The land they bought was on private property, so they didn’t go through any governing entities and aren’t receiving any tax incentives, but Winkler County Judge Charles Wolf said he talked with Prentice, who asked him how the community would receive the refinery. Wolf said he thinks the refinery would be received positively.

“You’re always going to have some opposition, but maybe gasoline prices and diesel will go down,” Wolf said. “That would benefit all of us.” Chris Martinez, president of the Kermit Chamber of Commerce, similarly said she was excited at the prospect of the refinery. “Anytime that you’re going to bring more jobs to our community, you better believe I’m excited,” Martinez said.

Meridian Energy Group began construction on their North Dakota refinery back in July, and in August started looking for the location of their next refinery. “We started to have some guys roam around and just decided we wanted to be close to the Delaware [Basin] and started talking to folks and picked that one site,” Prentice said. “It’s just central to everything and a lot of pipelines going through there. For a refinery, it’s just about ideal.”

The refinery will specifically be located near Highway 18 and FM 874, north of Kermit in Winkler County, and is conveniently located near the railroad. Prentice said it will take about a year to complete the permitting process, and a couple years for construction, so Prentice said they are looking at an opening time of about 36 to 38 months. Once it is open, the refinery will produce 58,000 barrels a day of gasoline and diesel total, and has the capability of producing other fuels, such as jet fuel. Prentice added that the gasoline they produce will definitely hit the local market, which means gas prices could go down.
“That’s something that kind of upsets people already in the business,” Prentice said about falling gas prices. “When we were putting our plant up in North Dakota, I had to remind everybody that the oil industry is supposed to be a competitive industry, and that’s what it’s all about. We’re going to reduce the price of gas and diesel, that’s what we want to do.”

This will be only the second refinery in the Permian Basin, the other being in Big Spring. Prentice said their two plants are the first to be built since the ‘70s, due to the oil industry growing worried about permitting and agencies like the Environmental Protection Agency.

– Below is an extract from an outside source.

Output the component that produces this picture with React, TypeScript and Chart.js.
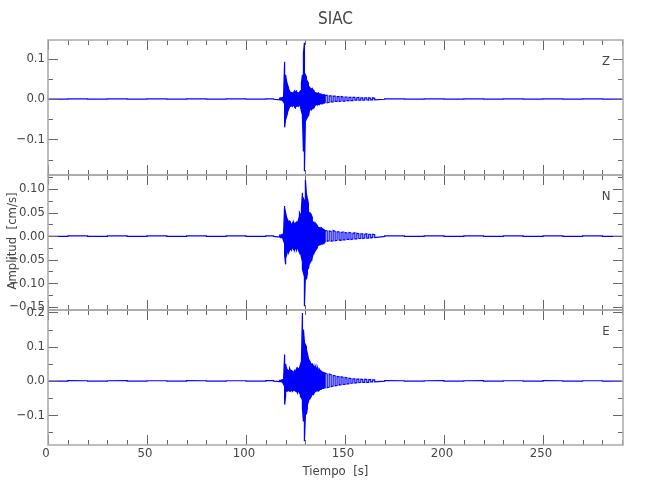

“It kind of makes it hard on bigger refineries when they try to do something new, so I think they’d rather just do modifications and upgrades with existing plant sites to try to work within their existing permits whenever they can,” Prentice said. “The downside of that is you don’t really get an opportunity to make use of the latest technology in its entirety.” This refinery, and the one in North Dakota, will be designed to meet the EPA’s threshold requirements for air emissions, Prentice said, at about a 10th of the level of emissions the average refinery produces today.